Lena McMahon, née Richardson, was a hearty and wilful Irish girl who left the fields of Co Limerick in 1959 for the streets of New York. Like most other Irish immigrants at the time, she may as well have landed on the moon. She had never seen a black person before, or for that matter, ever spoken to a Protestant. Like thousands of her generation, she married an Irish-born husband, danced at the City Centre in Manhattan on Saturday nights, and on Sunday afternoons sat cheering the hurlers on from the blue sideline seats of Gaelic Park. There were so many new Irish in New York that they could insulate themselves socially and geographically.
You found them in the Bronx and Queens, of course, but a fair number landed in New Jersey - Jersey City, Kearny, the Oranges. Many of these towns had an Irish-American club and an Ulster club. The Scots were there as well, but according to my mother, they were tough people who drank too much.

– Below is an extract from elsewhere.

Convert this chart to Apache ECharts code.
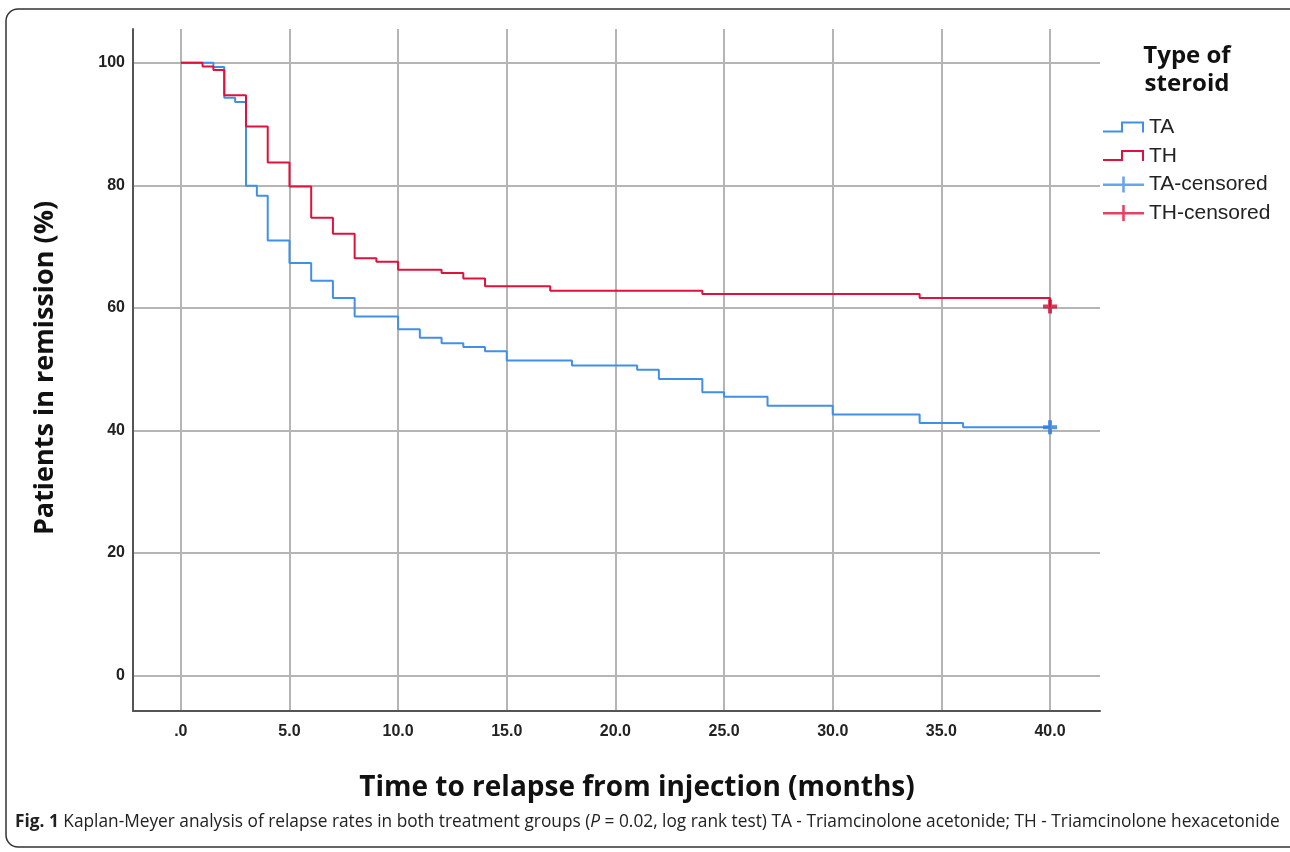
<!DOCTYPE html>
<html>
<head>
<meta charset="utf-8">
<title>Kaplan-Meyer</title>
<script src="https://cdn.jsdelivr.net/npm/echarts@6.0.0/dist/echarts.min.js"></script>
<style>
  html, body { margin: 0; padding: 0; background: #fff; }
  #container { width: 1290px; height: 852px; }
</style>
</head>
<body>
<div id="container"></div>
<script>
// months since injection, % in remission
var taTime = [0, 1.5, 2, 2.5, 3, 3.5, 4, 5, 6, 7, 8, 10, 11, 12, 13, 14, 15, 18, 21, 22, 24, 25, 27, 30, 34, 36, 40];
var taSurv = [100, 99.3, 94.3, 93.6, 79.9, 78.3, 71.0, 67.3, 64.4, 61.6, 58.6, 56.5, 55.1, 54.2, 53.6, 52.9, 51.4, 50.6, 49.9, 48.4, 46.2, 45.5, 44.0, 42.6, 41.2, 40.5, 40.5];
var thTime = [0, 1, 1.5, 2, 3, 4, 5, 6, 7, 8, 9, 10, 12, 13, 14, 17, 24, 34, 40, 40];
var thSurv = [100, 99.4, 98.8, 94.7, 89.6, 83.7, 79.8, 74.7, 72.1, 68.1, 67.5, 66.2, 65.7, 64.8, 63.5, 62.8, 62.25, 61.6, 61.6, 60.2];
var censorTime = 40;
var taCensorValue = 40.5;
var thCensorValue = 60.2;

var blue = '#4190e8';
var red = '#e0113c';

var pair = function (xs, ys) {
    var res = [];
    for (var i = 0; i < xs.length; i++) {
        res.push([xs[i], ys[i]]);
    }
    return res;
};

// legend icons (tiny dots at the corners keep the 41x16 box)
var stepIcon = 'path://M0,0L0.01,0L0,0.01ZM0,11H18V2H41V13H39V4H20V13H0ZM41,16L40.99,16L41,15.99Z';
var crossIcon = 'path://M0,7H19.2V0H21.8V7H41V9.4H21.8V16H19.2V9.4H0Z';
var plusMark = 'path://M3.6,0H6.4V3.6H10V6.4H6.4V10H3.6V6.4H0V3.6H3.6Z';

var dom = document.getElementById('container');
var myChart = echarts.init(dom);

var option = {
    animation: false,
    backgroundColor: '#fff',
    grid: { left: 133, right: 190, top: 29, bottom: 141 },
    xAxis: {
        type: 'value',
        min: -2.2,
        max: 42.3,
        splitNumber: 9,
        axisLine: { onZero: false, lineStyle: { color: '#555', width: 2 } },
        axisTick: { show: false },
        axisLabel: {
            showMinLabel: false,
            showMaxLabel: false,
            margin: 13,
            color: '#222',
            fontFamily: 'Liberation Sans',
            fontWeight: 'bold',
            fontSize: 16,
            formatter: function (v) {
                return v === 0 ? '.0' : v.toFixed(1);
            }
        },
        splitLine: { show: true, showMinLine: false, showMaxLine: false, lineStyle: { color: '#b5b5b5', width: 2 } }
    },
    yAxis: {
        type: 'value',
        min: -5.8,
        max: 105.5,
        splitNumber: 5,
        axisLine: { show: true, onZero: false, lineStyle: { color: '#555', width: 2 } },
        axisTick: { show: false },
        axisLabel: {
            showMinLabel: false,
            showMaxLabel: false,
            margin: 8,
            color: '#222',
            fontFamily: 'Liberation Sans',
            fontWeight: 'bold',
            fontSize: 16
        },
        splitLine: { show: true, showMinLine: false, showMaxLine: false, lineStyle: { color: '#b5b5b5', width: 2 } }
    },
    legend: {
        orient: 'vertical',
        left: 1103,
        top: 117,
        padding: 0,
        itemWidth: 41,
        itemHeight: 16,
        itemGap: 7.5,
        selectedMode: false,
        textStyle: { fontFamily: 'Liberation Sans', fontSize: 21, color: '#222' },
        data: [
            { name: 'TA', icon: stepIcon, itemStyle: { color: blue, borderWidth: 0 } },
            { name: 'TH', icon: stepIcon, itemStyle: { color: red, borderWidth: 0 } },
            { name: 'TA-censored', icon: crossIcon, itemStyle: { color: blue, borderWidth: 0 } },
            { name: 'TH-censored', icon: crossIcon, itemStyle: { color: red, borderWidth: 0 } }
        ]
    },
    graphic: [
        {
            type: 'rect',
            shape: { x: 6, y: 9, width: 1300, height: 838, r: 12 },
            style: { fill: 'none', stroke: '#333', lineWidth: 1.5 },
            silent: true
        },
        {
            type: 'text',
            x: 1187,
            y: 70,
            style: {
                text: 'Type of\nsteroid',
                align: 'center',
                verticalAlign: 'middle',
                fontFamily: 'Open Sans',
                fontWeight: 'bold',
                fontSize: 24,
                lineHeight: 28,
                fill: '#111'
            }
        },
        {
            type: 'text',
            x: 637,
            y: 788,
            style: {
                text: 'Time to relapse from injection (months)',
                align: 'center',
                verticalAlign: 'middle',
                fontFamily: 'Open Sans',
                fontWeight: 'bold',
                fontSize: 28,
                fill: '#111'
            }
        },
        {
            type: 'text',
            x: 45,
            y: 368,
            rotation: Math.PI / 2,
            style: {
                text: 'Patients in remission (%)',
                align: 'center',
                verticalAlign: 'middle',
                fontFamily: 'Open Sans',
                fontWeight: 'bold',
                fontSize: 27,
                fill: '#111'
            }
        },
        {
            type: 'text',
            x: 15,
            y: 822,
            style: {
                text: '{b|Fig. 1} Kaplan-Meyer analysis of relapse rates in both treatment groups ({i|P} = 0.02, log rank test) TA - Triamcinolone acetonide; TH - Triamcinolone hexacetonide',
                align: 'left',
                verticalAlign: 'middle',
                fontFamily: 'Open Sans',
                fontSize: 17.3,
                fill: '#222',
                rich: {
                    b: { fontFamily: 'Open Sans', fontWeight: 'bold', fontSize: 17.3, fill: '#222' },
                    i: { fontFamily: 'Open Sans', fontStyle: 'italic', fontSize: 17.3, fill: '#222' }
                }
            }
        }
    ],
    series: [
        {
            name: 'TA',
            type: 'line',
            step: 'end',
            showSymbol: false,
            data: pair(taTime, taSurv),
            itemStyle: { color: blue },
            lineStyle: { color: blue, width: 2 },
            z: 3
        },
        {
            name: 'TH',
            type: 'line',
            step: 'end',
            showSymbol: false,
            data: pair(thTime, thSurv),
            itemStyle: { color: red },
            lineStyle: { color: red, width: 2 },
            z: 4
        },
        {
            name: 'TA-censored',
            type: 'scatter',
            symbol: plusMark,
            symbolSize: 14,
            data: [[censorTime, taCensorValue]],
            itemStyle: { color: '#2a7be0' },
            z: 5
        },
        {
            name: 'TH-censored',
            type: 'scatter',
            symbol: plusMark,
            symbolSize: 14,
            data: [[censorTime, thCensorValue]],
            itemStyle: { color: '#cf0b32' },
            z: 5
        }
    ]
};

myChart.setOption(option);
</script>
</body>
</html>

A gifted seamstress, my mother immediately found work with B. Altman in Manhattan, a high-end department store long since gone. After two days in the job, word came down that the big boss would like to see her in his office. She was sure she was up for the chop. It turned out that she would be moving upstairs to the prestigious fifth floor, fitting haute couture on the New York ladies of the day. "Not bad for a kid from Limerick," she would later remark.
Angela's Ashes
Another kid from Limerick, Frank McCourt, was on the New York scene around the same time. My mother was not impressed by the McCourts: Pulitzer Prize or not, the Limerick they were from bore no relation to hers. But one day, she finished reading Angela's Ashes and said: "You know, he's got all the places and names right so he is telling the truth. . .in most of it." Though she disliked the brutal depictions of a poverty-stricken family, she locked herself into a room every night for a week reading it. It was the first book she read from beginning to end. Think of a a child discovering Huckleberry Finn or The Catcher in the Rye. That is what McCourt, by way of his mother Angela, did for my mom. Angela's Ashes was singularly responsible for her awakening to the power and beauty of books in the last few years of her life.
Watching the St Patrick's Day parade in New York last weekend, I focused on the weathered faces of my mother's generation carrying banners and showing solidarity for the firefighters and policemen lost in the World Trade Centre attacks. As usual, it occurred to me how this particular group were as Irish as the day they left Ireland - the Ireland of the 1940s and 1950s. Incredibly, I was fortunate enough to experience a 1950s Ireland in my visits there in the late 1960s and early 10970s. Led into Shannon airport on our mother's tight lead, we four American kids were let loose on my uncle's farm - cows, chickens, just-born kittens discovered in the sheds, wellington boots, haystacks, Massey Ferguson tractors, rosary beads, scapulars, turf, chamber-pots, choc ices, Smarties and six kids to a Volkswagen.
Magical places
Down the rabbit hole we went with our mother to revisit the magical places and people of her childhood, a wonderland for which she had prepared us in the darkness of our bedrooms at night. Thanks to her, I travelled in this time machine until some time in the late 1970s, when it all changed thanks to television, central heating, and of course, Dallas.
It is now six months since my mother died and there are all all kinds of September 11th tributes to remind me. Still, I quite enjoyed watching the parade move along Fifth Avenue, like any other year. Perhaps I found solace in the proud and tough faces of her generation as they marched with the grit that has weathered many storms before.
I am thankful that some things never change. But mostly I am thankful for my mother for being Irish to her boots and making me understand all the wonderful implications of that fact.